Maybe the Julia compiler could eventually have an option where it does an on-the-fly “recompilation” sometime after the initial compilation based on profiling results thus far.
Perhaps the first compilation would enable profiling; the second time would turn it off and pass the results to LLVM for PGO-enabled recompilation.
It would work especially well with a tiered JIT, like JavaScript has.
To use PGO, you need to recompile the function. You also don’t want any instrumentation in a function optimized for speed.
So your lower tiers, which are optimized for compile time rather than runtime, do the instrumentation. They already need to record at least call counts.
Then, by the time they’re called often enough to be considered hot and trigger recompilation, they can use that profile data.
On the other hand, some whole program optimizations like function reordering based on profile data won’t work as well in a JIT. You’d need to recompile many functions at a time to get much benefit of that.
Some examples of the speedup from PGO:
Julia Compiler - about 10% per Add PGO+LTO Makefile by haampie · Pull Request #45641 · JuliaLang/julia · GitHub
Rust Compiler - about 15% per Utilize PGO for windows x64 rustc dist builds by lqd · Pull Request #96978 · rust-lang/rust (github.com)
Chrome - about 10% per Chromium Blog: Chrome just got faster with Profile Guided Optimization
Also, looks like Tiered JIT Experiments by pchintalapudi · Pull Request #47484 · JuliaLang/julia (github.com) does some compiling code quickly, then pgo + optimizing if called a lot.

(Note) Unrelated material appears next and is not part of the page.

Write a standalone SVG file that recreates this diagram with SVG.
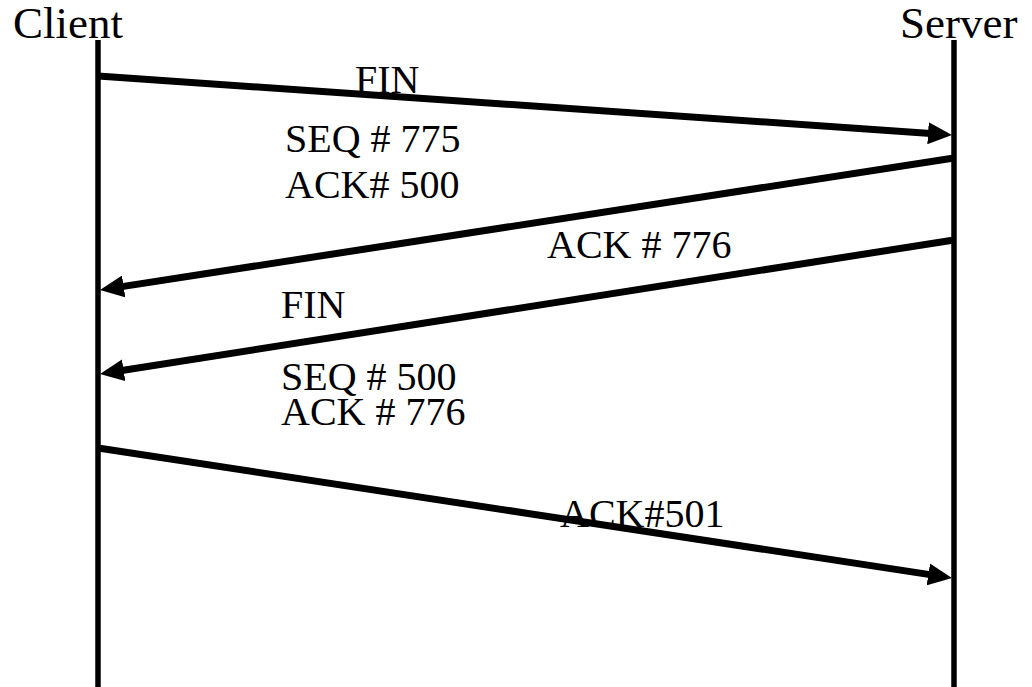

There is danger here of causing “performance flapping” where the system never reaches a steady state, let alone the optimal state. Check out this (imo modern classic) paper:
https://arxiv.org/pdf/1602.00602v3
Also found this video on the same subject for those who prefer a video format:
Not an insurmountable problem but one does have to be careful. One of this nice things that Julia has going for it is that since it is a Just Ahead of Time compiler that compiles like an AoT compile but just in time, it has very predictable performance characteristics, whereas VM “JITs” which are actually not in time but after time, have pretty complicated performance behavior that depends on the data they encounter and the environment in which they execute—for better and worse. The key point of that paper is that it is not all upside, there is a real downside.
Interesting. This is a strong argument in favor of my PGO API proposal from the linked Discourse thread, where the profiling, and thus PGO, is only done when the user requests it.